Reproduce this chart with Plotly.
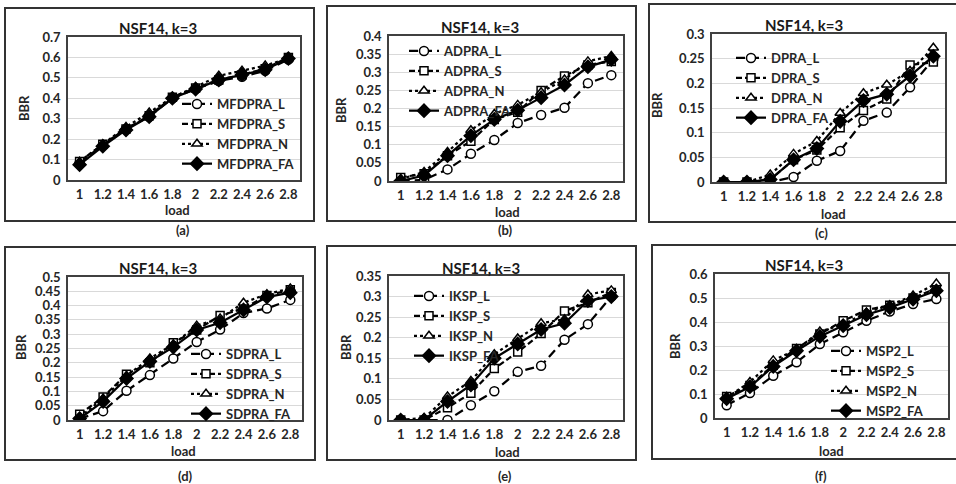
import plotly.graph_objects as go

# ---------------- data ----------------
loads = [1.0, 1.2, 1.4, 1.6, 1.8, 2.0, 2.2, 2.4, 2.6, 2.8]
load_labels = ["1", "1.2", "1.4", "1.6", "1.8", "2", "2.2", "2.4", "2.6", "2.8"]
suffixes = ["L", "S", "N", "FA"]
prefixes = ["MFDPRA", "ADPRA", "DPRA", "SDPRA", "IKSP", "MSP2"]
captions = ["(a)", "(b)", "(c)", "(d)", "(e)", "(f)"]
panel_title = "NSF14, k=3"
y_max = [0.7, 0.4, 0.3, 0.5, 0.35, 0.6]
y_step = [0.1, 0.05, 0.05, 0.05, 0.05, 0.1]

# (a) MFDPRA
a_L = [0.085, 0.17, 0.25, 0.31, 0.40, 0.445, 0.485, 0.505, 0.535, 0.59]
a_S = [0.09, 0.175, 0.25, 0.315, 0.405, 0.45, 0.49, 0.515, 0.545, 0.60]
a_N = [0.09, 0.175, 0.26, 0.33, 0.405, 0.455, 0.51, 0.535, 0.56, 0.595]
a_FA = [0.075, 0.165, 0.245, 0.31, 0.40, 0.445, 0.49, 0.515, 0.54, 0.595]
# (b) ADPRA
b_L = [0.0, 0.003, 0.032, 0.075, 0.113, 0.16, 0.182, 0.202, 0.27, 0.292]
b_S = [0.01, 0.02, 0.07, 0.11, 0.17, 0.19, 0.25, 0.29, 0.32, 0.33]
b_N = [0.005, 0.025, 0.08, 0.14, 0.185, 0.21, 0.245, 0.28, 0.33, 0.345]
b_FA = [0.0, 0.015, 0.07, 0.125, 0.17, 0.195, 0.23, 0.265, 0.315, 0.335]
# (c) DPRA
c_L = [0.0, 0.0, 0.0, 0.01, 0.043, 0.063, 0.124, 0.141, 0.192, 0.249]
c_S = [0.0, 0.0, 0.005, 0.045, 0.065, 0.11, 0.145, 0.168, 0.237, 0.243]
c_N = [0.0, 0.0, 0.015, 0.057, 0.083, 0.14, 0.18, 0.197, 0.225, 0.272]
c_FA = [0.0, 0.0, 0.005, 0.045, 0.068, 0.123, 0.165, 0.178, 0.215, 0.255]
# (d) SDPRA
d_L = [0.005, 0.031, 0.102, 0.157, 0.215, 0.273, 0.316, 0.374, 0.39, 0.42]
d_S = [0.02, 0.08, 0.16, 0.20, 0.27, 0.315, 0.365, 0.39, 0.435, 0.455]
d_N = [0.01, 0.075, 0.155, 0.215, 0.265, 0.33, 0.355, 0.41, 0.44, 0.46]
d_FA = [0.005, 0.065, 0.145, 0.205, 0.255, 0.315, 0.34, 0.385, 0.43, 0.445]
# (e) IKSP
e_L = [0.0, 0.0, 0.0, 0.036, 0.07, 0.117, 0.132, 0.195, 0.233, 0.30]
e_S = [0.0, 0.0, 0.03, 0.065, 0.125, 0.165, 0.21, 0.265, 0.285, 0.31]
e_N = [0.0, 0.005, 0.057, 0.095, 0.16, 0.198, 0.235, 0.245, 0.305, 0.315]
e_FA = [0.0, 0.0, 0.045, 0.085, 0.15, 0.185, 0.22, 0.235, 0.29, 0.30]
# (f) MSP2
f_L = [0.053, 0.104, 0.176, 0.232, 0.308, 0.357, 0.405, 0.444, 0.475, 0.496]
f_S = [0.09, 0.135, 0.22, 0.29, 0.35, 0.405, 0.45, 0.47, 0.50, 0.54]
f_N = [0.085, 0.15, 0.24, 0.285, 0.36, 0.39, 0.44, 0.47, 0.51, 0.56]
f_FA = [0.08, 0.13, 0.215, 0.28, 0.34, 0.385, 0.43, 0.46, 0.495, 0.53]

panel_series = [
    [a_L, a_S, a_N, a_FA],
    [b_L, b_S, b_N, b_FA],
    [c_L, c_S, c_N, c_FA],
    [d_L, d_S, d_N, d_FA],
    [e_L, e_S, e_N, e_FA],
    [f_L, f_S, f_N, f_FA],
]

# ---------------- layout geometry (pixels) ----------------
W, H = 956, 484
def px(x):
    return x / W
def py(y):
    return 1 - y / H

PLOT = [(68, 300, 37, 180), (389, 623, 36, 181), (712, 945, 34, 182),
        (68, 302, 277, 420), (389, 623, 276, 420), (715, 948, 274, 418)]
BOX = [(5, 314, 8, 221), (327, 636, 6, 221), (649, 990, 4, 222),
       (5, 315, 247, 460), (327, 636, 246, 460), (652, 990, 245, 459)]
TITLE_POS = [(158, 28), (480, 27), (804, 25), (158, 268), (481, 268), (804, 265)]
YT_POS = [(24, 108), (341, 110), (657, 105), (21, 347), (346, 347), (675, 346)]
XT_POS = [(177, 210), (507, 212), (833, 214), (183, 451), (507, 452), (831, 451)]
CAP_POS = [(183, 230), (505, 230), (821, 233), (185, 476), (505, 476), (821, 476)]
LEG_POS = [(219, 103), (446, 50), (773, 57), (228, 353), (451, 295), (868, 350)]

FONT = "Lato, 'Open Sans', sans-serif"
TXT = "#262626"

styles = [
    dict(dash="9px,5px", symbol="circle", fill="white", size=9),
    dict(dash="6px,3px", symbol="square", fill="white", size=8),
    dict(dash="dot", symbol="triangle-up", fill="white", size=9),
    dict(dash="solid", symbol="diamond", fill="black", size=10),
]

fig = go.Figure()
layout = dict(
    width=W, height=H, margin=dict(l=0, r=0, t=0, b=0, autoexpand=False),
    paper_bgcolor="white", plot_bgcolor="white", showlegend=True,
    annotations=[], shapes=[],
)

for i in range(6):
    n = "" if i == 0 else str(i + 1)
    xa, ya = "x" + n, "y" + n
    leg = "legend" + n
    for j, vals in enumerate(panel_series[i]):
        st = styles[j]
        fig.add_trace(go.Scatter(
            x=loads, y=vals, mode="lines+markers",
            name=f"{prefixes[i]}_{suffixes[j]}",
            xaxis=xa, yaxis=ya, legend=leg,
            line=dict(color="black", width=2.25, dash=st["dash"]),
            marker=dict(symbol=st["symbol"], size=st["size"], color=st["fill"],
                        line=dict(color="black", width=1.5)),
        ))
    L, R, T, B = PLOT[i]
    layout["xaxis" + n] = dict(
        domain=[px(L), px(R)], anchor=ya, range=[0.9, 2.9], automargin=False,
        tickmode="array", tickvals=loads, ticktext=load_labels,
        showgrid=False, zeroline=False, showline=True, mirror=True,
        linecolor="#404040", linewidth=1.5,
        ticks="outside", ticklen=2, tickcolor="rgba(0,0,0,0)",
        tickfont=dict(family=FONT, size=13, color=TXT, weight=700),
    )
    layout["yaxis" + n] = dict(
        domain=[py(B), py(T)], anchor=xa, range=[0, y_max[i]], automargin=False,
        tick0=0, dtick=y_step[i],
        showgrid=True, gridcolor="#d9d9d9", gridwidth=1, zeroline=False,
        showline=True, mirror=True, linecolor="#404040", linewidth=1.5,
        ticks="outside", ticklen=3, tickcolor="rgba(0,0,0,0)",
        tickfont=dict(family=FONT, size=13, color=TXT, weight=700),
    )
    lx, ly = LEG_POS[i]
    layout[leg] = dict(
        x=px(lx - 42), y=py(ly - 14), xanchor="left", yanchor="top",
        bgcolor="rgba(0,0,0,0)", borderwidth=0, tracegroupgap=0,
        font=dict(family=FONT, size=13, color=TXT, weight=700),
    )
    bx0, bx1, by0, by1 = BOX[i]
    layout["shapes"].append(dict(
        type="rect", xref="paper", yref="paper",
        x0=px(bx0), x1=px(bx1), y0=py(by1), y1=py(by0),
        line=dict(color="#333333", width=2), fillcolor="rgba(0,0,0,0)", layer="below",
    ))
    tx, ty = TITLE_POS[i]
    layout["annotations"].append(dict(
        text=panel_title, x=px(tx), y=py(ty), xref="paper", yref="paper",
        showarrow=False, xanchor="center", yanchor="middle",
        font=dict(family=FONT, size=15, color="#1a1a1a", weight=700),
    ))
    yx, yy = YT_POS[i]
    layout["annotations"].append(dict(
        text="BBR", x=px(yx), y=py(yy), xref="paper", yref="paper",
        showarrow=False, xanchor="center", yanchor="middle", textangle=-90,
        font=dict(family=FONT, size=13, color=TXT, weight=700),
    ))
    xx, xy = XT_POS[i]
    layout["annotations"].append(dict(
        text="load", x=px(xx), y=py(xy), xref="paper", yref="paper",
        showarrow=False, xanchor="center", yanchor="middle",
        font=dict(family=FONT, size=13, color=TXT, weight=700),
    ))
    cx, cy = CAP_POS[i]
    layout["annotations"].append(dict(
        text=captions[i], x=px(cx), y=py(cy), xref="paper", yref="paper",
        showarrow=False, xanchor="center", yanchor="middle",
        font=dict(family=FONT, size=13, color=TXT, weight=700),
    ))

fig.update_layout(**layout)
fig.write_html("out.html")
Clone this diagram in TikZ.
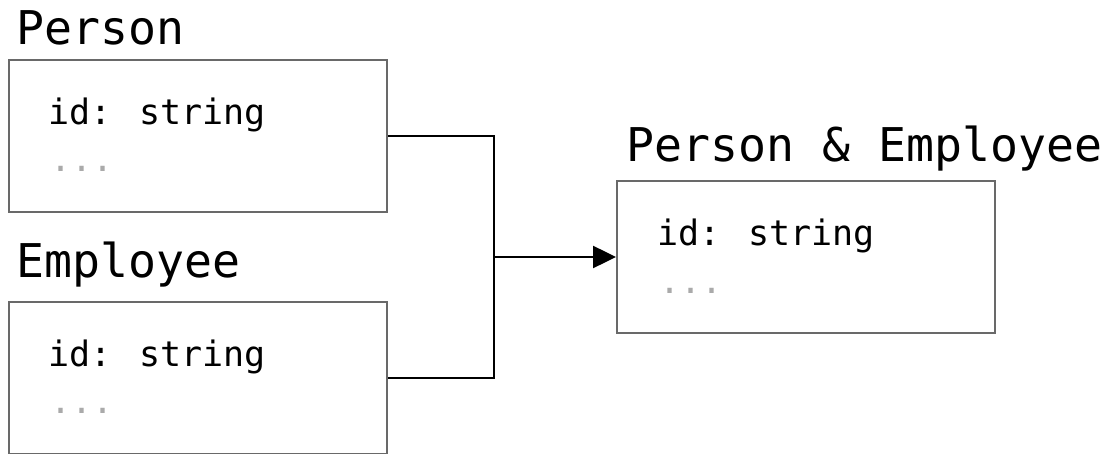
\documentclass[tikz,border=0pt]{standalone}
\usepackage{fontspec}
\newfontfamily\dmono{DejaVu Sans Mono}
\usetikzlibrary{arrows.meta}
\definecolor{framegray}{RGB}{105,105,105}
\definecolor{dotgray}{RGB}{170,170,170}
\tikzset{
  typebox/.style={draw=framegray, line width=2pt, anchor=north west, minimum width=378pt, minimum height=152pt, inner sep=0pt},
  title/.style={anchor=base west, inner sep=0pt, font=\dmono\fontsize{46.5}{50}\selectfont},
  field/.style={anchor=base west, inner sep=0pt, font=\dmono\fontsize{35}{40}\selectfont},
  more/.style={field, text=dotgray},
  link/.style={line width=2.5pt, draw=black},
}
\begin{document}
\begin{tikzpicture}[x=1pt,y=-1pt]
\useasboundingbox (0,0) rectangle (1115,454);
% Person
\node[title] (tperson) at (16,45) {Person};
\node[typebox] (person) at (8,59) {};
\node[field] (fperson) at (48,125) {id: string};
\node[more] (mperson) at (50,172) {...};
% Employee
\node[title] (temp) at (16,277) {Employee};
\node[typebox] (emp) at (8,301) {};
\node[field] (femp) at (48,366) {id: string};
\node[more] (memp) at (50,413) {...};
% Person & Employee
\node[title] (tpe) at (626,162) {Person \& Employee};
\node[typebox] (pe) at (616,180) {};
\node[field] (fpe) at (657,245) {id: string};
\node[more] (mpe) at (659,293) {...};
% connectors
\coordinate (j) at ([xshift=-122pt]pe.west);
\draw[link] (person.east) -| (j);
\draw[link] (emp.east) -| (j);
\draw[link, -{Triangle[length=23pt,width=22pt]}] (j) -- (pe.west);
\end{tikzpicture}
\end{document}
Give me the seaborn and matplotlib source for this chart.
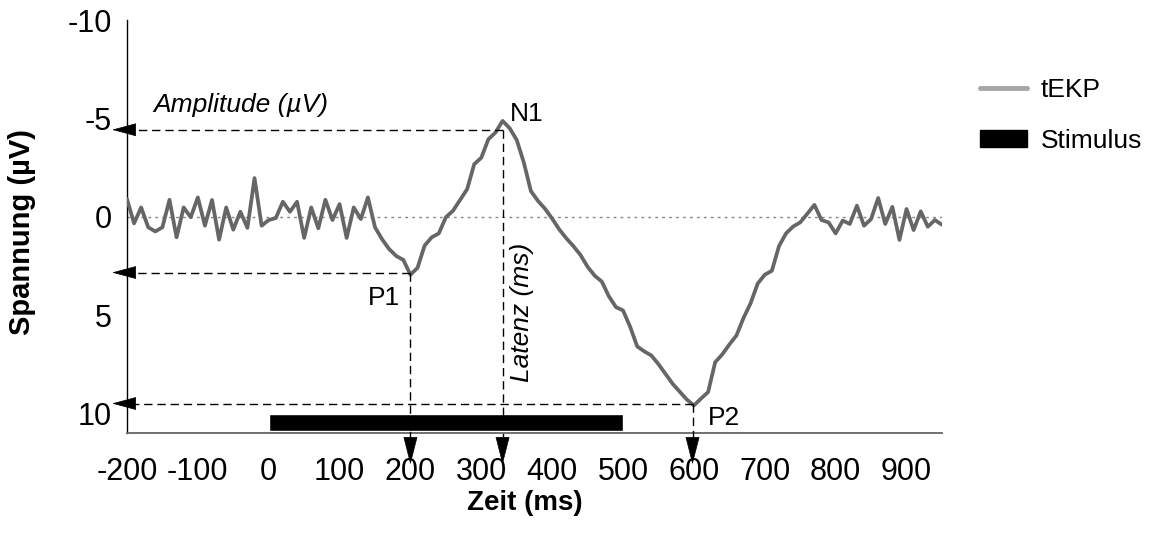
import matplotlib
matplotlib.use("Agg")
import matplotlib.pyplot as plt
import seaborn as sns
import pandas as pd
from matplotlib.lines import Line2D
from matplotlib.patches import Patch

# ---- data ----
time_ms = [-200, -190, -180, -170, -160, -150, -140, -130, -120, -110, -100, -90, -80, -70,
           -60, -50, -40, -30, -20, -10, 0, 10, 20, 30, 40, 50, 60, 70, 80, 90, 100, 110,
           120, 130, 140, 150, 160, 170, 180, 190, 200, 210, 220, 230, 240, 250, 260, 270,
           280, 290, 300, 310, 320, 330, 340, 350, 360, 370, 380, 390, 400, 410, 420, 430,
           440, 450, 460, 470, 480, 490, 500, 510, 520, 530, 540, 550, 560, 570, 580, 590,
           600, 610, 620, 630, 640, 650, 660, 670, 680, 690, 700, 710, 720, 730, 740, 750,
           760, 770, 780, 790, 800, 810, 820, 830, 840, 850, 860, 870, 880, 890, 900, 910,
           920, 930, 940, 950]
voltage_uv = [-0.9, 0.34, -0.47, 0.54, 0.75, 0.54, -0.86, 1.05, -0.47, 0.03, -0.98, 0.46,
              -0.85, 1.17, -0.47, 0.66, -0.25, 0.57, -1.96, 0.46, 0.17, 0.07, -0.76, -0.25,
              -0.76, 1.08, -0.47, 0.59, -0.86, 0.17, -0.64, 1.08, -0.47, 0.12, -0.98, 0.54,
              1.15, 1.65, 2.0, 2.2, 2.95, 2.6, 1.47, 1.05, 0.85, 0.03, -0.3, -0.85,
              -1.4, -2.67, -3.0, -3.94, -4.28, -4.87, -4.5, -3.9, -2.75, -1.3, -0.8, -0.4,
              0.1, 0.65, 1.1, 1.5, 1.95, 2.55, 3.0, 3.3, 4.05, 4.6, 4.77, 5.6,
              6.6, 6.85, 7.06, 7.5, 8.0, 8.5, 8.9, 9.3, 9.6, 9.25, 8.92, 7.4,
              7.0, 6.5, 6.04, 5.15, 4.4, 3.4, 2.95, 2.75, 1.5, 0.85, 0.5, 0.29,
              -0.15, -0.6, 0.17, 0.29, 0.85, 0.2, 0.37, -0.56, 0.46, 0.12, -0.95, 0.37,
              -0.5, 1.18, -0.39, 0.68, -0.27, 0.51, 0.17, 0.41]

stim_start, stim_end = 0, 500
stim_level = 10.45

# peaks: name, latency (ms), amplitude guide level (uV)
peak_names = ["P1", "N1", "P2"]
peak_latency = [200, 330, 598]
peak_amp = [2.84, -4.42, 9.5]

x_ticks = [-200, -100, 0, 100, 200, 300, 400, 500, 600, 700, 800, 900]
y_ticks = [-10, -5, 0, 5, 10]

df = pd.DataFrame({"Zeit": time_ms, "Spannung": voltage_uv})

sns.set_style("white")
plt.rcParams["font.family"] = ["Liberation Sans", "DejaVu Sans"]
plt.rcParams["axes.unicode_minus"] = False
plt.rcParams["text.color"] = "black"
plt.rcParams["xtick.color"] = "black"
plt.rcParams["ytick.color"] = "black"
plt.rcParams["axes.labelcolor"] = "black"

fig = plt.figure(figsize=(11.5, 5.47), dpi=100)
ax = fig.add_axes([0.1104, 0.2084, 0.7087, 0.7550])

ax.axhline(0, color="#888888", lw=1.0, ls=(0, (2, 3)), zorder=1)

sns.lineplot(data=df, x="Zeit", y="Spannung", ax=ax, color="#666666", lw=2.7,
             zorder=3, sort=False)

ax.barh(stim_level, stim_end - stim_start, left=stim_start, height=0.85,
        color="black", zorder=2)

ax.set_xlim(-200, 950)
ax.set_ylim(11, -10)
ax.set_xticks(x_ticks)
ax.set_yticks(y_ticks)
ax.tick_params(axis="both", labelsize=22, direction="out", length=10, width=1,
               color="black", labelcolor="black")
ax.tick_params(axis="x", pad=7)
ax.tick_params(axis="y", pad=1)
for s in ["top", "right"]:
    ax.spines[s].set_visible(False)
ax.spines["left"].set_color("black")
ax.spines["left"].set_linewidth(1.0)
ax.spines["bottom"].set_color("#666666")
ax.spines["bottom"].set_linewidth(1.3)
ax.set_xlabel("")
ax.set_ylabel("")

# dashed guide lines + arrow heads
dash = (0, (6, 3.5))
left_tip = -221
left_base = -192
down_tip = 12.6
down_base = 11.2
for lat, amp in zip(peak_latency, peak_amp):
    ax.plot([lat, left_base], [amp, amp], color="black", lw=1.0, ls=dash,
            clip_on=False, zorder=4)
    ax.plot([lat, lat], [amp, down_base], color="black", lw=1.0, ls=dash,
            clip_on=False, zorder=4)
    ax.annotate("", xy=(left_tip, amp), xytext=(16, 0), textcoords="offset points",
                arrowprops=dict(arrowstyle="-|>,head_length=1.6,head_width=0.43",
                                mutation_scale=10, fc="black", ec="black", lw=0.5,
                                shrinkA=0, shrinkB=0),
                annotation_clip=False, zorder=5)
    ax.annotate("", xy=(lat, down_tip), xytext=(0, 19), textcoords="offset points",
                arrowprops=dict(arrowstyle="-|>,head_length=1.85,head_width=0.47",
                                mutation_scale=10, fc="black", ec="black", lw=0.5,
                                shrinkA=0, shrinkB=0),
                annotation_clip=False, zorder=5)

# annotation texts
ax.text(-163, -5.7, "Amplitude (µV)", fontsize=19, style="italic", ha="left",
        va="center")
ax.text(340, -5.23, "N1", fontsize=19, ha="left", va="center")
ax.text(163, 4.16, "P1", fontsize=19, ha="center", va="center")
ax.text(642, 10.25, "P2", fontsize=19, ha="center", va="center")
ax.text(357, 4.87, "Latenz (ms)", fontsize=19, style="italic", rotation=90,
        ha="center", va="center")

# axis labels
fig.text(22 / 1150, 1 - 232 / 547, "Spannung (µV)", fontsize=21, fontweight="bold",
         rotation=90, ha="center", va="center")
fig.text(525 / 1150, 1 - 503 / 547, "Zeit (ms)", fontsize=20, fontweight="bold",
         ha="center", va="center")

# legend
handles = [Line2D([0], [0], color="#a6a6a6", lw=3.5),
           Patch(facecolor="black", edgecolor="black")]
fig.legend(handles, ["tEKP", "Stimulus"], loc="upper left",
           bbox_to_anchor=(0.852, 0.857), frameon=False, fontsize=19,
           handlelength=1.8, handleheight=0.6, handletextpad=0.5,
           labelspacing=1.0, borderpad=0, borderaxespad=0)

fig.savefig("out.png", dpi=100)
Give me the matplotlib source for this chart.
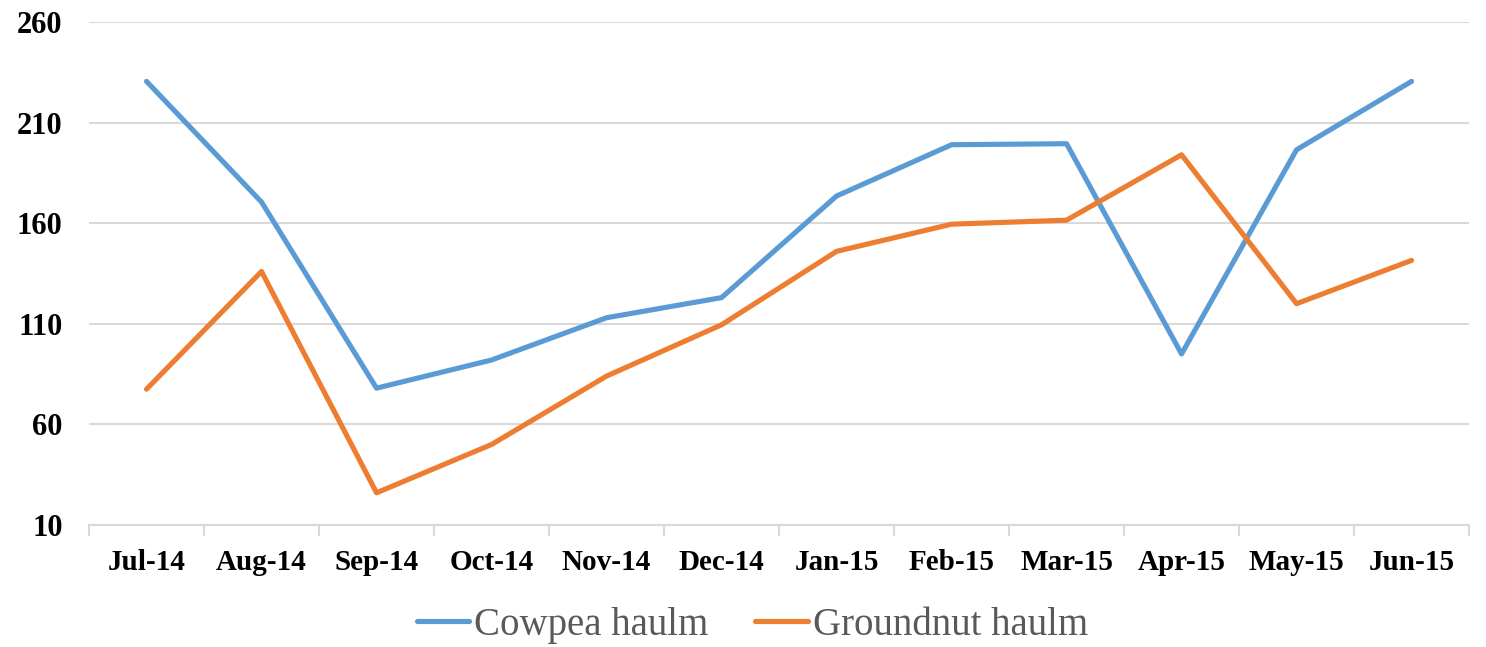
=======
## The task
Some lines of the data may hold the word "seaborn". Say how many do, with nothing else.

## Result of this task
2